The ethical or moral implications of investing only factor into most individual’s thinking as long as their returns are not negatively affected.
A divided demographic
That said, the concept of ethical investment should not be dismissed as unattractive or irrelevant to investors. Indeed, through advanced analytics modelling we find that, all other things being equal, people do favour investment in funds that actively do good over funds that do not. If people’s returns are not impacted, there is greater demand for funds that invest in line with people’s values. A lack of appetite for ethical investing is therefore not necessarily borne out of apathy, but rather that greater importance is placed on returns and risk.
Investing ethically and achieving high returns are not mutually exclusive, in fact ESG investment funds do still have a focus on returns. When presented with a choice between returns and values, however, the prospect of losing money in the name of societal progress is a luxury many cannot justify.
Yonder Clockface uncovers that this is particularly true of those who have lower than average ‘security’ (health and wealth) and live in an area of below average ‘diversity’. The analysis also shows that those who disproportionately prioritise ethical investing over their own returns are likely to enjoy higher levels of security, and live in areas of higher diversity, often university-educated city dwellers. This is not an endorsement from these people for lower return ethical investing, but it shows that where there is limited support, it is more likely to be found amongst those who can afford to be concerned with wider societal issues. This belies a deeper truth that the public is not happy to make personal sacrifices to pay for societal change.
As the cost of living crisis deepens, the need for investments to provide high returns will likely only increase.
What does this mean for businesses in the long term?
While this insight reveals that investing ethically may not be the priority for the majority of the public, it does show that all other things being equal, there is a desire for progress on ESG measures.
This is supported by wider research conducted by Yonder that suggests that continued progress on ESG issues is considered vital for business growth, particularly by senior stakeholder audiences. These audiences, and some sections of the public, view ESG progress as a hygiene factor, wherein a lack of progress or genuine commitment deeply impacts a business’s reputation.
As the public is generally not prepared to make financial sacrifices to drive positive societal change, they now see it as the responsibility of government and big businesses to foot the bill and lead the way. Public expectations are only going to increase and the question ‘is ethical investing possible?’ will become more commonplace. Businesses can no longer afford to treat ESG as an afterthought, or worse, a drain.
Compliance cannot, in the long term, come at the expense of profit. The public prioritise returns and expect sustainability.
For businesses to simultaneously stay profitable and maintain a positive reputation with the public, sustainability and ethical business practices must be central, holistic, and form part of their long-term strategy.
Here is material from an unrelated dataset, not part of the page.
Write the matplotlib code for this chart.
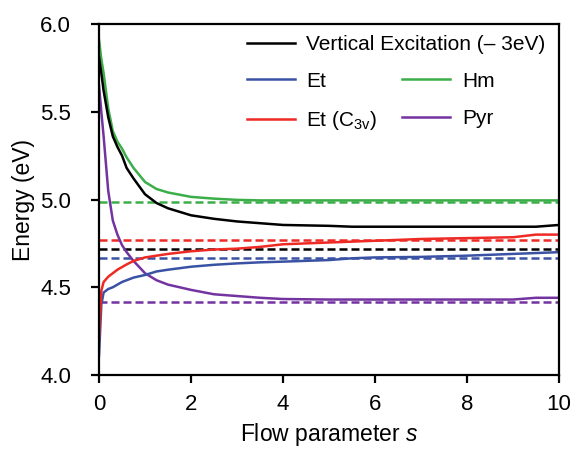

As businesses face mounting pressure to deliver on ESG, they must also be cognisant of the public’s demand for return on investments. Making progress on ESG issues whilst delivering returns is not just a possibility, it is a necessity. The businesses that understand this, and find solutions that deal with both demands mutually, will be those best placed to navigate through the uncertain waters ahead.
Ultimately, the public expects action on ESG without compromise, and businesses must be prepared for this reality.